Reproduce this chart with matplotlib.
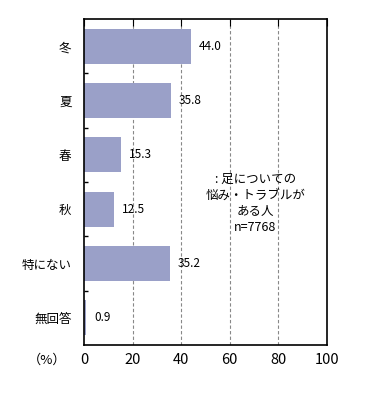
import numpy as np
import matplotlib
matplotlib.use('Agg')
import matplotlib.pyplot as plt

plt.rcParams['font.family'] = ['Noto Sans CJK JP', 'DejaVu Sans']

categories = ['冬', '夏', '春', '秋', '特にない', '無回答']
values = [44.0, 35.8, 15.3, 12.5, 35.2, 0.9]
xticks = [0, 20, 40, 60, 80, 100]
note = ': 足についての\n悩み・トラブルが\nある人\nn=7768'

fig = plt.figure(figsize=(3.74, 4.0), dpi=100)
ax = fig.add_axes([0.2246, 0.1375, 0.6497, 0.815])

y = np.arange(len(categories))
ax.barh(y, values, height=0.65, color='#9aa0c8', zorder=2)
for yi, v in zip(y, values):
    ax.text(v + 3.2, yi, f'{v:.1f}', va='center', ha='left', fontsize=8.5)

ax.set_xlim(0, 100)
ax.set_ylim(len(categories) - 0.5, -0.5)
ax.set_xticks(xticks)
ax.set_xticklabels([str(t) for t in xticks], fontsize=10.5)
ax.tick_params(axis='x', bottom=False, top=True, direction='in', length=5,
               labelbottom=True, pad=6)
ax.set_yticks(y)
ax.set_yticklabels(categories, fontsize=9)
ax.tick_params(axis='y', length=0, pad=9)
ax.set_yticks(np.arange(len(categories) - 1) + 0.5, minor=True)
ax.tick_params(axis='y', which='minor', direction='in', length=3, width=1)

for t in xticks[1:-1]:
    ax.axvline(t, color='#888888', linestyle=(0, (3, 2)), linewidth=0.8, zorder=1)

for s in ax.spines.values():
    s.set_linewidth(1.2)

ax.text(70.5, 2.9, note, ha='center', va='center', fontsize=9, linespacing=1.3)
fig.text(0.125, 0.1, '（%）', ha='center', va='center', fontsize=9.5)

fig.savefig('out.png', dpi=100)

• [WHAT YOU NEED TO DO] Go from the first line of the listing to the line holding "plt.rcParams['font.family'] = ['Noto" and, please, transcribe those lines exactly, both included, with no pictures.

• [EXERCISE SOLUTION]
Reproduce this chart with matplotlib.
import numpy as np
import matplotlib
matplotlib.use('Agg')
import matplotlib.pyplot as plt

plt.rcParams['font.family'] = ['Noto Sans CJK JP', 'DejaVu Sans']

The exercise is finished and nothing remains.